Speaking of Davis, he also has the same opinion of the American citizen IQ. He raised the question of why Trump is not “guilty” of a campaign crime when he colluded with Cohen, who has pleaded guilty already. Great circular logic, and ridiculous legal theory, since it assumes that what Cohen pleaded to is a crime (which it isn’t) and is only a plea deal, not an adjudicated verdict.

He also went on every cable TV program known to man to tell the world how brave it is for Cohen (at great expense to his family) to stand up to Trump and tell the truth. And, oh, by the way, please send your donations to the GoFundMe website so Cohen “can continue to tell the truth,” which, of course, has nothing to do with being able to continue to pay Davis. Gee, I thought if Cohen wanted to continue to tell the truth, he could, well, just tell the truth. Not sure where funding enters the picture.

To pile on, Davis then assures us that Cohen would never accept a pardon from such a despicable human as Trump, no matter what. Again, it’s not clear who Davis is working for here. One might imagine that Cohen would rethink this if the option were a pardon versus 50 years in the big house, but hey, anything to try to spin the playing field as being so anti-Trump that a saint like Cohen would serve jail time before accepting anything from the man.

And it has all been coordinated with the media and Democrats. Impeachment based on Trump being party to committing the non-crime is the subject of every news segment, and Democrats and the media have joined forces to threaten GOP candidates with mountains of bad PR unless they sever their ties to Trump for the midterms, which Democrats know full well would be the death knell for most GOP candidates.

There is also the hope that the innuendo surrounding complex election laws will lower Trump’s approval ratings and make impeachment more feasible. Chuck Schumer, et al., are even using the bogus excuse of having a new Supreme Justice “acting a juror in a potential impeachment proceeding” as a rationale to delay Brett Kavanagh’s confirmation. Sounds really bad, but no one seemed to remind Chuck that the Senate, not the Supreme Court, is the jury in impeachment.

The bottom line of all this is that you can debate whether it was appropriate for the special counsel to drift into non-Russia collusion areas, but there are real crimes here for Cohen and Manafort, and justice is justice on tax and bank fraud. But the addition of the campaign plea on a non-crime is solely for political purposes to get Trump, and that should not be the goal of our justice system.

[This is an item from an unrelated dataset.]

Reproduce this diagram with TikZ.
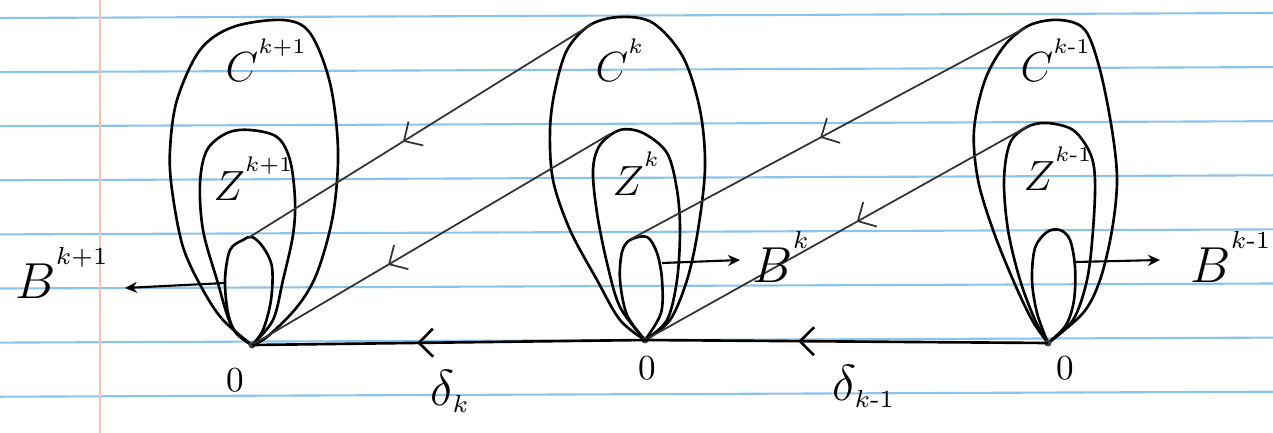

My two cents is that this is going to go nowhere with Trump, and as Democrats overplay their hand, the inspector general report will surface on the FISA matters, thereby freeing up Trump to declassify all the related documents. The heat will turn on the conduct of the FBI and Justice Department, and Mueller will be outed for the political hack he is. It took the Cohen plea to get me there, but my fellow Trump fan club members have been right all along.